One-Step Fabrication of Polysiloxane with Simultaneously Low Dielectric Property, High Flame Retardancy, and High Heat Resistance

The development of polymer materials with simultaneously high flame retardancy, high heat resistance, and low dielectric property for high-frequency and high-speed communication applications remains a challenge. Herein, a phosphorus- and benzene-containing siloxane monomer (VDDP) featuring double bonds was synthesized through sol–gel polycondensation using methyl vinyldimethylsilane (VMS), diphenylsilanediol (DPSD), and diphenylphosphine oxide (DPO).
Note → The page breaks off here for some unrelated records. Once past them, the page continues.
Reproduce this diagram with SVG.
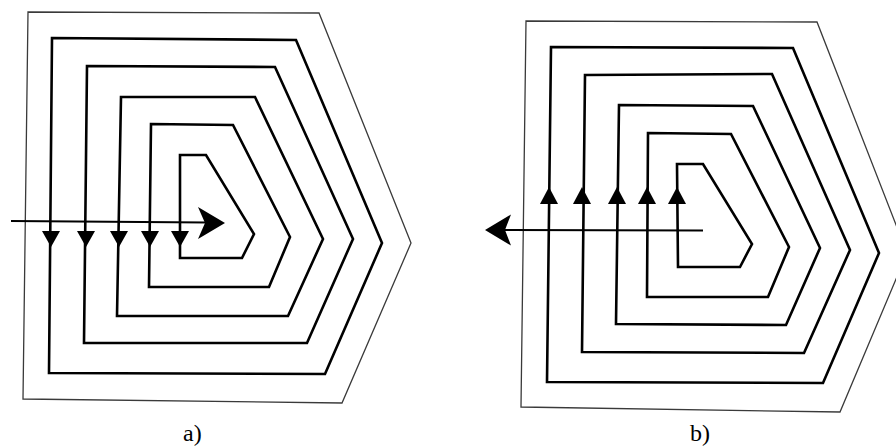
<svg xmlns="http://www.w3.org/2000/svg" width="896" height="447" viewBox="0 0 896 447">
<style>
.outer{fill:none;stroke:#3a3a3a;stroke-width:1.3;stroke-linejoin:miter}
.loop{fill:none;stroke:#000;stroke-width:2.6;stroke-linejoin:miter}
.ln{fill:none;stroke:#000;stroke-width:2.2}
.head{fill:#000;stroke:none}
.lbl{font-family:"Liberation Serif","Times New Roman",serif;font-size:24px;fill:#000}
</style>
<rect width="896" height="447" fill="#fff"/>
<g id="figure-a">
  <polygon id="a-outer" class="outer" points="28,12 319,13 411,243 342,403 23,399"/>
  <polygon id="a-loop1" class="loop" points="52,38 296,40 382,243 325,374 49,373"/>
  <polygon id="a-loop2" class="loop" points="87,66 275,67 353,239 307,343 84,343"/>
  <polygon id="a-loop3" class="loop" points="121,97 255,97 323,239 288,316 117,316"/>
  <polygon id="a-loop4" class="loop" points="151,124 233,125 290,237 269,287 149,287"/>
  <polygon id="a-loop5" class="loop" points="180,155 206,155 254,234 242,258 180,258"/>
  <g id="a-down-arrows">
    <polygon class="head" points="42,231 60,231 51,247"/>
    <polygon class="head" points="77,231 95,231 86,247"/>
    <polygon class="head" points="110,231 128,231 119,247"/>
    <polygon class="head" points="141,231 159,231 150,247"/>
    <polygon class="head" points="171,231 189,231 180,247"/>
  </g>
  <g id="a-main-arrow">
    <line class="ln" x1="11" y1="221" x2="207" y2="222.5"/>
    <path class="head" d="M225,223 L198,207 L205,223 L198,239 Z"/>
  </g>
  <text id="label-a" class="lbl" x="183" y="441">a)</text>
</g>
<g id="figure-b">
  <polygon id="b-outer" class="outer" points="526,21 817,22 907,253 840,412 521,407"/>
  <polygon id="b-loop1" class="loop" points="551,47 793,48 879,253 823,383 547,382"/>
  <polygon id="b-loop2" class="loop" points="585,75 772,74 850,250 804,353 582,352"/>
  <polygon id="b-loop3" class="loop" points="619,105 753,106 820,248 786,325 616,324"/>
  <polygon id="b-loop4" class="loop" points="648,133 731,134 789,247 768,297 647,297"/>
  <polygon id="b-loop5" class="loop" points="677,164 703,164 752,244 740,267 678,267"/>
  <g id="b-up-arrows">
    <polygon class="head" points="540,204 558,204 549,187"/>
    <polygon class="head" points="573,204 591,204 582,187"/>
    <polygon class="head" points="608,204 626,204 617,187"/>
    <polygon class="head" points="638,204 656,204 647,187"/>
    <polygon class="head" points="668,204 686,204 677,187"/>
  </g>
  <g id="b-main-arrow">
    <line class="ln" x1="504" y1="230" x2="703" y2="230.5"/>
    <path class="head" d="M485,230 L511,214.5 L505,230 L511,245.5 Z"/>
  </g>
  <text id="label-b" class="lbl" x="690" y="441">b)</text>
</g>
</svg>
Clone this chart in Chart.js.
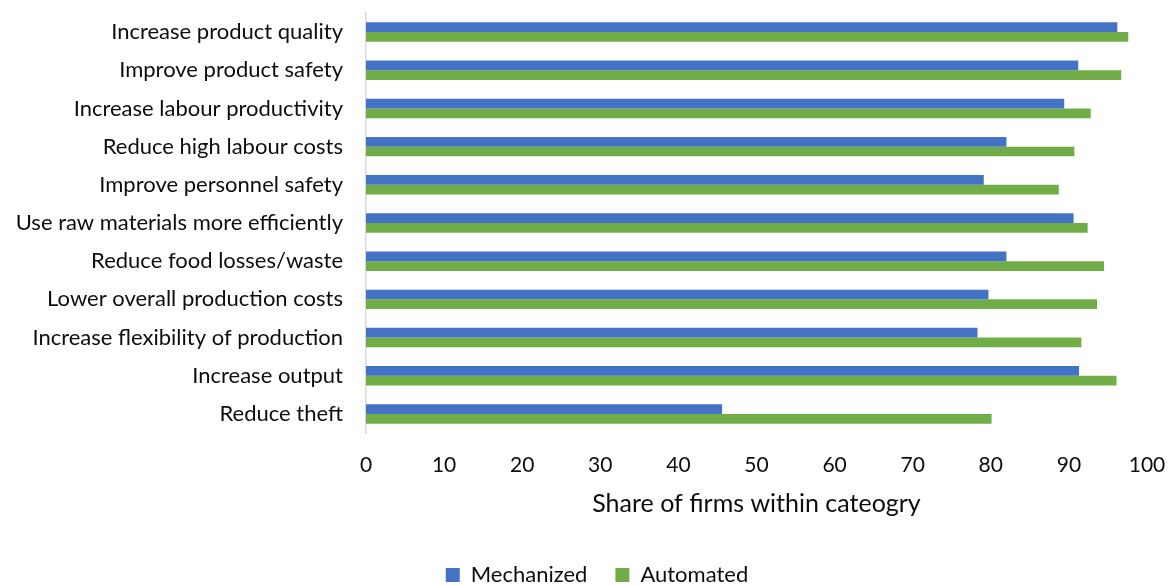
<!DOCTYPE html>
<html>
<head>
<meta charset="utf-8">
<title>Motives for mechanization and automation</title>
<script src="https://cdn.jsdelivr.net/npm/chart.js@4/dist/chart.umd.min.js"></script>
<style>
    html, body { margin: 0; padding: 0; background: #fff; }
    #wrap { width: 1173px; height: 586px; position: relative; }
</style>
</head>
<body>
<div id="wrap"><canvas id="motivesChart"></canvas></div>
<script>
const categories = [
    "Increase product quality",
    "Improve product safety",
    "Increase labour productivity",
    "Reduce high labour costs",
    "Improve personnel safety",
    "Use raw materials more efficiently",
    "Reduce food losses/waste",
    "Lower overall production costs",
    "Increase flexibility of production",
    "Increase output",
    "Reduce theft"
];

// values (share of firms, %)
const mechanized = [96.2, 91.2, 89.4, 82.0, 79.1, 90.6, 82.0, 79.7, 78.3, 91.3, 45.6];
const automated  = [97.6, 96.7, 92.8, 90.7, 88.7, 92.4, 94.5, 93.6, 91.6, 96.1, 80.1];

const xTicks = [0, 10, 20, 30, 40, 50, 60, 70, 80, 90, 100];

const fontFamily = "Lato, 'Open Sans', sans-serif";
const textColor = '#0d0d0d';

// legend in the original sits a bit right of the page centre
const shiftLegend = {
    id: 'shiftLegend',
    afterLayout(chart) {
        if (chart.legend) chart.legend.left = 47;
    }
};

document.addEventListener("DOMContentLoaded", function() {
    const ctx = document.getElementById('motivesChart').getContext('2d');

    new Chart(ctx, {
        type: 'bar',
        data: {
            labels: categories,
            datasets: [
                {
                    label: 'Mechanized',
                    data: mechanized,
                    backgroundColor: '#4472C4'
                },
                {
                    label: 'Automated',
                    data: automated,
                    backgroundColor: '#70AD47'
                }
            ]
        },
        plugins: [shiftLegend],
        options: {
            indexAxis: 'y',
            responsive: true,
            maintainAspectRatio: false,
            animation: false,
            datasets: {
                bar: { categoryPercentage: 0.51, barPercentage: 1.0 }
            },
            layout: {
                padding: { top: 13, right: 26, bottom: 0, left: 4 }
            },
            plugins: {
                legend: {
                    position: 'bottom',
                    maxHeight: 50,
                    labels: {
                        boxWidth: 14,
                        boxHeight: 14,
                        padding: 28,
                        color: textColor,
                        font: { family: fontFamily, size: 22 }
                    }
                },
                title: { display: false },
                tooltip: { enabled: false }
            },
            scales: {
                x: {
                    min: 0,
                    max: 100,
                    afterBuildTicks: axis => {
                        axis.ticks = xTicks.map(v => ({ value: v }));
                    },
                    afterFit: axis => {
                        axis.height = 103;
                        axis.paddingLeft = 0;
                        axis.paddingRight = 0;
                    },
                    grid: { display: false, drawTicks: false },
                    border: { display: false },
                    ticks: {
                        padding: 19.4,
                        color: textColor,
                        font: { family: fontFamily, size: 21 }
                    },
                    title: {
                        display: true,
                        text: 'Share of firms within cateogry',
                        color: textColor,
                        padding: { top: 0, bottom: 17.5 },
                        font: { family: fontFamily, size: 25 }
                    }
                },
                y: {
                    afterFit: axis => {
                        axis.width = 362;
                        axis.paddingTop = 0;
                        axis.paddingBottom = 0;
                    },
                    grid: { display: false, drawTicks: false },
                    border: { display: true, color: '#d9d9d9', width: 1.5 },
                    ticks: {
                        padding: 23,
                        color: textColor,
                        font: { family: fontFamily, size: 22 }
                    }
                }
            }
        }
    });
});
</script>
</body>
</html>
Subsequently, polysiloxane composites (PVDDPs) were fabricated through a double-bond cross-linking reaction. The introduced benzene-functionalized siloxane structures endowed PVDDP composites with exceptional thermal stability, demonstrating an initial thermal decomposition temperature (T_5%) of 450 °C. The phosphorus–silicon synergistic effect imparted outstanding fire safety, achieving both a limiting oxygen index (LOI) of 30.8% and a V0 rating in the UL-94 test. Notably, the peak heat release rate (pHRR) and peak smoke production rate (pSPR) of PVDDP dramatically decreased to 238.9 kW/m² and 0.26 m²/s, respectively. Due to the introduction of DPO, the increase of the free volume fraction between polysiloxane molecules effectively lowered the dielectric constant (D_k) to 2.80. The PVDDP composites with high flame retardancy, low dielectric property, and high heat resistance display a good application prospect in the field of high-frequency and high-speed electronic communication.